What you should do: Retype the opening lines of the data exactly, stopping after the line that contains "node, minimum width=2.7cm]". Skip every picture.

Source data:
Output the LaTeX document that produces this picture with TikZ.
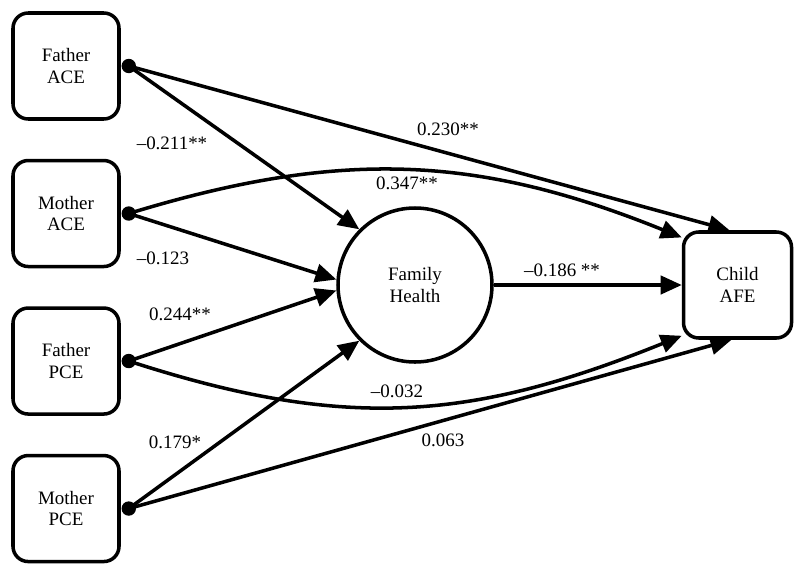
\documentclass[tikz,border=0pt]{standalone}
\usepackage{fontspec}
\setmainfont{Liberation Serif}
\usepackage{tikz}
\usetikzlibrary{arrows.meta,calc,positioning}

\newcommand{\diagfont}{\fontsize{13.5}{15.5}\selectfont}

\begin{document}
\begin{tikzpicture}[->,>={Triangle[length=15pt,width=13pt]},line width=2.5pt,node distance=0.95cm,
		obs node/.style={rectangle, draw, rounded corners=0.38cm, minimum width=2.65cm, minimum height=2.65cm, align=center, font=\diagfont},
		latent node/.style={circle, draw, minimum size=3.85cm, align=center, font=\diagfont},
		coef node/.style={font=\diagfont, inner sep=1pt}]

	\useasboundingbox (0,0) rectangle (19.975,-14.4);

	\node[obs node] (fa) at (1.65,-1.65) {Father\\ACE};
	\node[obs node] (ma) [below=of fa] {Mother\\ACE};
	\node[obs node] (fp) [below=of ma] {Father\\PCE};
	\node[obs node] (mp) [below=of fp] {Mother\\PCE};
	\node[latent node] (fh) at (10.375,-7.125) {Family\\Health};
	\node[obs node, minimum width=2.7cm] (ca) [right=4.7cm of fh] {Child\\AFE};

	\coordinate[right=0.2cm of fa.east] (fad);
	\coordinate[right=0.2cm of ma.east] (mad);
	\coordinate[right=0.2cm of fp.east] (fpd);
	\coordinate[right=0.2cm of mp.east] (mpd);

		\path	(fad)	edge[] ([xshift=-0.2cm]ca.north)
						edge[] (fh.135);
		\path	(mad)	edge[out=17, in=158, looseness=1.02] ([yshift=-0.18cm]ca.north west)
						edge[] (fh.176);
		\path	(fpd)	edge[] (fh.184)
						edge[out=-18, in=202, looseness=1.05] ([yshift=0.1cm]ca.south west);
		\path	(mpd)	edge[] (fh.225)
						edge[] ([xshift=-0.15cm]ca.south);
		\path	(fh)	edge[] (ca);

	\fill (fad) circle (0.18cm);
	\fill (mad) circle (0.18cm);
	\fill (fpd) circle (0.18cm);
	\fill (mpd) circle (0.18cm);

	% path coefficients
	\node[coef node] (c1) at (4.3,-3.575) {--0.211**};
	\node[coef node] (c2) at (11.2,-3.225) {0.230**};
	\node[coef node] (c3) at (10.175,-4.575) {0.347**};
	\node[coef node] (c4) at (4.075,-6.45) {--0.123};
	\node[coef node] (c5) at (14.05,-6.75) {--0.186 **};
	\node[coef node] (c6) at (4.5,-7.85) {0.244**};
	\node[coef node] (c7) at (9.925,-9.775) {--0.032};
	\node[coef node] (c8) at (4.375,-11.05) {0.179*};
	\node[coef node] (c9) at (11.075,-11.0) {0.063};
\end{tikzpicture}
\end{document}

Output below:
Output the LaTeX document that produces this picture with TikZ.
\documentclass[tikz,border=0pt]{standalone}
\usepackage{fontspec}
\setmainfont{Liberation Serif}
\usepackage{tikz}
\usetikzlibrary{arrows.meta,calc,positioning}

\newcommand{\diagfont}{\fontsize{13.5}{15.5}\selectfont}

\begin{document}
\begin{tikzpicture}[->,>={Triangle[length=15pt,width=13pt]},line width=2.5pt,node distance=0.95cm,
		obs node/.style={rectangle, draw, rounded corners=0.38cm, minimum width=2.65cm, minimum height=2.65cm, align=center, font=\diagfont},
		latent node/.style={circle, draw, minimum size=3.85cm, align=center, font=\diagfont},
		coef node/.style={font=\diagfont, inner sep=1pt}]

	\useasboundingbox (0,0) rectangle (19.975,-14.4);

	\node[obs node] (fa) at (1.65,-1.65) {Father\\ACE};
	\node[obs node] (ma) [below=of fa] {Mother\\ACE};
	\node[obs node] (fp) [below=of ma] {Father\\PCE};
	\node[obs node] (mp) [below=of fp] {Mother\\PCE};
	\node[latent node] (fh) at (10.375,-7.125) {Family\\Health};
	\node[obs node, minimum width=2.7cm] (ca) [right=4.7cm of fh] {Child\\AFE};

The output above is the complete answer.